Desde niño me han atraído las historias de aventureros y exploradores que, desafiando a lo desconocido, las emprenden en viajes imposibles con la firme convicción de una idea, que suponen correcta, les permitirá arribar a un puerto improbable para la mayoría de sus coterráneos, pero meridianamente ciertos para estos retadores del destino.
De tanto en tanto, en las comarcas del poder, surgen estas personalidades capaces de encantar a mecenas y poderosos y embarcarlos en sus carabelas de sueños, bergantines utópicos o naves espaciales curiosas y atiborradas de preguntas sin respuestas.
En la periferia del poder, en cambio, aunque es raro encontrar tales personajes, abundan también soñadores que luchan por ir en busca de ese vellocino de oro, individual o colectivo, que les permita despercudirse de la condición marginal que tenemos todos los pueblos que fuimos alguna vez colonia de un poder central.

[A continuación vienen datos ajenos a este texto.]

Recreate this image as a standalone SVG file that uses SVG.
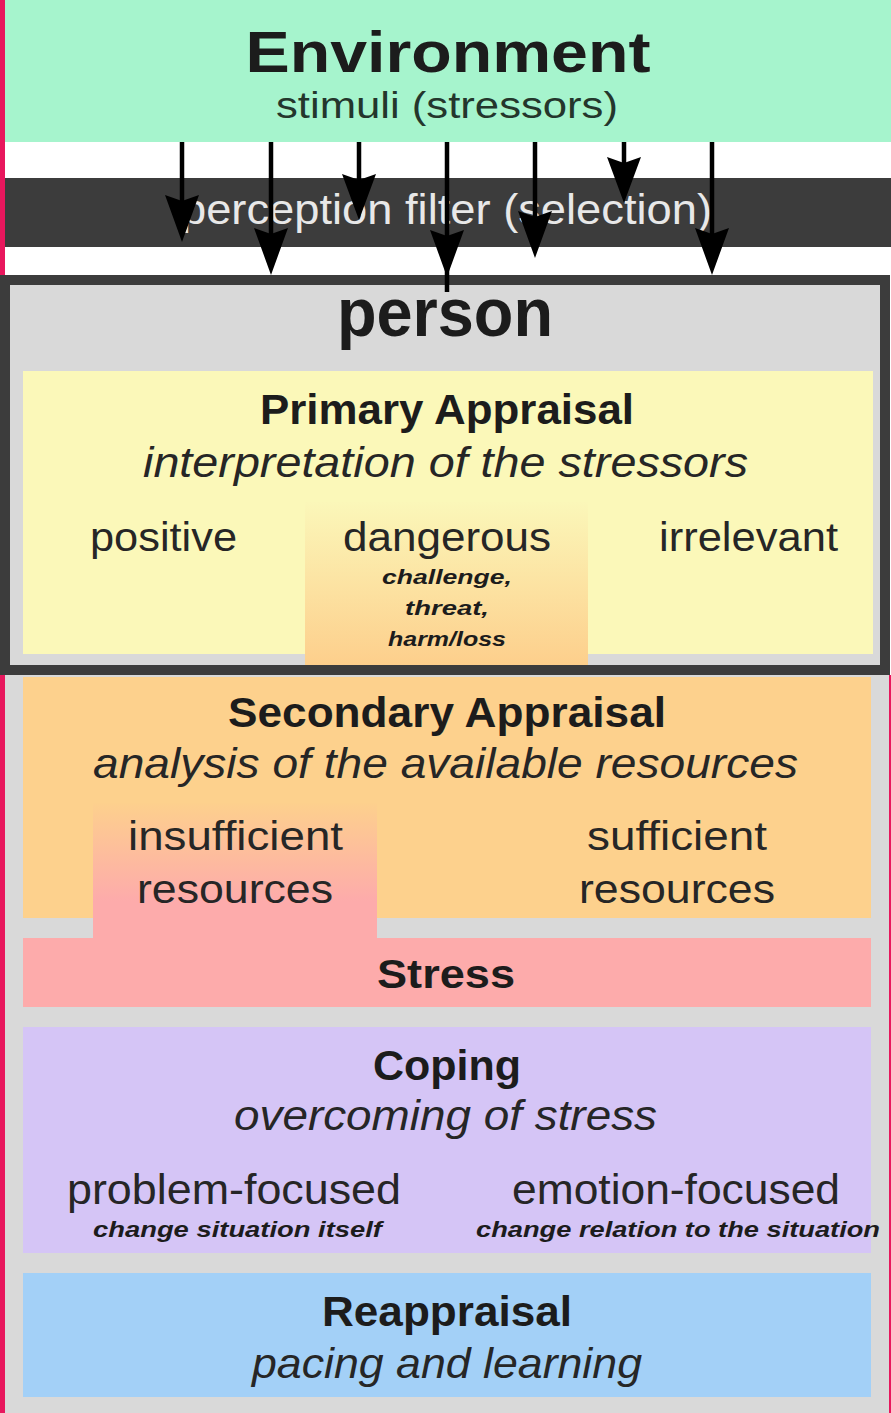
<svg xmlns="http://www.w3.org/2000/svg" width="891" height="1413" viewBox="0 0 891 1413">
<style>
text{font-family:"Liberation Sans",Arial,sans-serif;fill:#1c1c1c;text-anchor:middle}
.b{font-weight:bold}
.i{font-style:italic}
.bi{font-weight:bold;font-style:italic}
.r{fill:#262626}
.conn line{stroke:#000;stroke-width:4.5}
.conn path{fill:#000}
</style>
<defs>
<linearGradient id="gDanger" x1="0" y1="0" x2="0" y2="1">
<stop offset="0" stop-color="#fbf7b9"/>
<stop offset="1" stop-color="#fdcf8c"/>
</linearGradient>
<linearGradient id="gInsuff" x1="0" y1="0" x2="0" y2="1">
<stop offset="0" stop-color="#fdd08d"/>
<stop offset="0.7" stop-color="#fdabab"/>
<stop offset="1" stop-color="#fdabab"/>
</linearGradient>
</defs>
<rect x="0" y="0" width="891" height="1413" fill="#ffffff"/>
<rect x="0" y="675" width="891" height="738" fill="#d9d9d9"/>
<rect x="0" y="0" width="5" height="1413" fill="#e8175d"/>
<rect x="889" y="675" width="2" height="738" fill="#e8175d"/>

<g id="environment">
<rect x="5" y="0" width="886" height="142" fill="#a6f4cd"/>
<text class="b" x="448" y="72" font-size="58" textLength="405" lengthAdjust="spacingAndGlyphs">Environment</text>
<text x="447" y="118" font-size="36" textLength="342" lengthAdjust="spacingAndGlyphs" style="fill:#24362c">stimuli (stressors)</text>
</g>

<g id="perception-filter">
<rect x="5" y="178" width="886" height="69" fill="#3c3c3c"/>
<text x="446.5" y="224" font-size="42" textLength="531" lengthAdjust="spacingAndGlyphs" style="fill:#e8e8e8">perception filter (selection)</text>
</g>

<g id="person">
<rect x="5" y="280" width="880" height="390" fill="#d9d9d9" stroke="#3c3c3c" stroke-width="10"/>
<text class="b" x="445" y="336" font-size="68" textLength="216" lengthAdjust="spacingAndGlyphs">person</text>
</g>

<g id="primary-appraisal">
<rect x="23" y="371" width="850" height="283" fill="#fbf8b9"/>
<rect x="305" y="502" width="283" height="163" fill="url(#gDanger)"/>
<text class="b" x="447" y="424" font-size="42" textLength="374" lengthAdjust="spacingAndGlyphs">Primary Appraisal</text>
<text class="i r" x="445.5" y="477" font-size="42" textLength="605" lengthAdjust="spacingAndGlyphs">interpretation of the stressors</text>
<text class="r" x="163.5" y="551" font-size="40" textLength="147" lengthAdjust="spacingAndGlyphs">positive</text>
<text class="r" x="447" y="551" font-size="40" textLength="208" lengthAdjust="spacingAndGlyphs">dangerous</text>
<text class="r" x="748.5" y="551" font-size="40" textLength="179" lengthAdjust="spacingAndGlyphs">irrelevant</text>
<text class="bi" x="447" y="584" font-size="21" textLength="130" lengthAdjust="spacingAndGlyphs">challenge,</text>
<text class="bi" x="447" y="615" font-size="21" textLength="84" lengthAdjust="spacingAndGlyphs">threat,</text>
<text class="bi" x="447" y="646" font-size="21" textLength="118" lengthAdjust="spacingAndGlyphs">harm/loss</text>
</g>

<g id="secondary-appraisal">
<rect x="23" y="677" width="848" height="241" fill="#fdd18d"/>
<rect x="93" y="803" width="284" height="140" fill="url(#gInsuff)"/>
<text class="b" x="447" y="727" font-size="42" textLength="438" lengthAdjust="spacingAndGlyphs">Secondary Appraisal</text>
<text class="i r" x="445.5" y="778" font-size="42" textLength="705" lengthAdjust="spacingAndGlyphs">analysis of the available resources</text>
<text class="r" x="235.5" y="850" font-size="40" textLength="215" lengthAdjust="spacingAndGlyphs">insufficient</text>
<text class="r" x="235" y="903" font-size="40" textLength="196" lengthAdjust="spacingAndGlyphs">resources</text>
<text class="r" x="677" y="850" font-size="40" textLength="180" lengthAdjust="spacingAndGlyphs">sufficient</text>
<text class="r" x="677" y="903" font-size="40" textLength="196" lengthAdjust="spacingAndGlyphs">resources</text>
</g>

<g id="stress">
<rect x="23" y="938" width="848" height="69" fill="#fdabab"/>
<text class="b" x="446" y="988" font-size="40" textLength="138" lengthAdjust="spacingAndGlyphs">Stress</text>
</g>

<g id="coping">
<rect x="23" y="1027" width="848" height="226" fill="#d5c5f6"/>
<text class="b" x="447" y="1080" font-size="42" textLength="148" lengthAdjust="spacingAndGlyphs">Coping</text>
<text class="i r" x="445.5" y="1130" font-size="42" textLength="423" lengthAdjust="spacingAndGlyphs">overcoming of stress</text>
<text class="r" x="234" y="1204" font-size="42" textLength="334" lengthAdjust="spacingAndGlyphs">problem-focused</text>
<text class="bi" x="237.5" y="1237" font-size="22" textLength="289" lengthAdjust="spacingAndGlyphs">change situation itself</text>
<text class="r" x="676" y="1204" font-size="42" textLength="328" lengthAdjust="spacingAndGlyphs">emotion-focused</text>
<text class="bi" x="678" y="1237" font-size="22" textLength="404" lengthAdjust="spacingAndGlyphs">change relation to the situation</text>
</g>

<g id="reappraisal">
<rect x="23" y="1273" width="848" height="124" fill="#a3d0f7"/>
<text class="b" x="447" y="1326" font-size="42" textLength="250" lengthAdjust="spacingAndGlyphs">Reappraisal</text>
<text class="i r" x="447" y="1378" font-size="42" textLength="390" lengthAdjust="spacingAndGlyphs">pacing and learning</text>
</g>

<g id="connectors" class="conn">
<line x1="182" y1="142" x2="182" y2="220"/>
<path d="M165,195 L182,242 L199,195 L182,201 Z"/>
<line x1="271" y1="142" x2="271" y2="250"/>
<path d="M254,228 L271,275 L288,228 L271,234 Z"/>
<line x1="359" y1="142" x2="359" y2="200"/>
<path d="M342,174 L359,220 L376,174 L359,180 Z"/>
<line x1="447" y1="142" x2="447" y2="292"/>
<path d="M430,230 L447,277 L464,230 L447,236 Z"/>
<line x1="535" y1="142" x2="535" y2="235"/>
<path d="M518,211 L535,258 L552,211 L535,217 Z"/>
<line x1="624" y1="142" x2="624" y2="180"/>
<path d="M607,157 L624,203 L641,157 L624,163 Z"/>
<line x1="712" y1="142" x2="712" y2="250"/>
<path d="M695,228 L712,275 L729,228 L712,234 Z"/>
</g>
</svg>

Aunque las exploraciones y aventuras emprendidas por fenicios, griegos, chinos, genoveses, españoles, holandeses, prusianos, franceses, ingleses y ahora último, rusos y estadounidenses tuvieron y tienen como principal leitmotiv expandir sus ámbitos de influencia y poder, para engrosar arcas fiscales y particulares; las aventuras y exploraciones surgidas desde la marginalidad de las antiguas colonias tenían y tienen que ver más con sueños de independencia y sacudirse a los opresores de turno, extranjeros o criollos, para mejorar un poco más la calidad de vida y bienestar de los que vivimos en la periferia del poder.
La Convención Constituyente que da su primer paso a pocas semanas del solsticio de invierno representa esa carabela que zarpa de un puerto andaluz de la edad media para adentrarse en aguas inexploradas, sin tener la certeza de arribar a una caleta segura al otro lado del océano.
A bordo viajan 155 emisarios. Muchos de ellos soñadores y convencidos de que la construcción de esa embarcación, aunque frágil, es la estrategia correcta para no zozobrar en las aguas de un destino que, la mayoría de las veces es profundamente injusto para los que nos quedamos en la orilla. Hay conciencia que la travesía no será fácil. Sobre todo, porque otros emisarios, también a bordo de esa nave, harán lo imposible por arribar a un puerto de destino lo más parecido al punto de partida.
A diferencia de las aventuras emprendidas en la edad de oro de las exploraciones, esta expedición que comienza fue promovida por una multitud de soñadores sin ningún poder. Con la única y abstracta idea de vivir por fin en un entorno de bienestar para la gran mayoría de los que convivimos diariamente en este espacio geográfico que está a punto de caerse al océano.
A veces, los emprendimientos hacia lo desconocido resultan azarosamente exitosos. Si no, pregúntenle al genovés Cristóbal Colombo, al portugués Pedro Álvarez o al escocés Alexander Fleming. Otras veces, los intrépidos se van al carajo. De eso pueden dar cuenta el luso Magallanes, el flemático Scott, los astronautas de los transbordadores Challenger y también el Capitán Beto del flaco Spinetta.
El que este viaje, improbable hace menos de 2 años, arribe a una costa pródiga en ambrosía, justicia y amorosamente colaborativa, dependerá de la sabiduría y paciencia de esos genuinos soñadores que aspiran a un futuro digno de nuestra condición de Homo sapiens. Para ello, contarán con la fuerza y energía de los millones que nos quedamos en la orilla, soñando con el Paraíso en la tierra.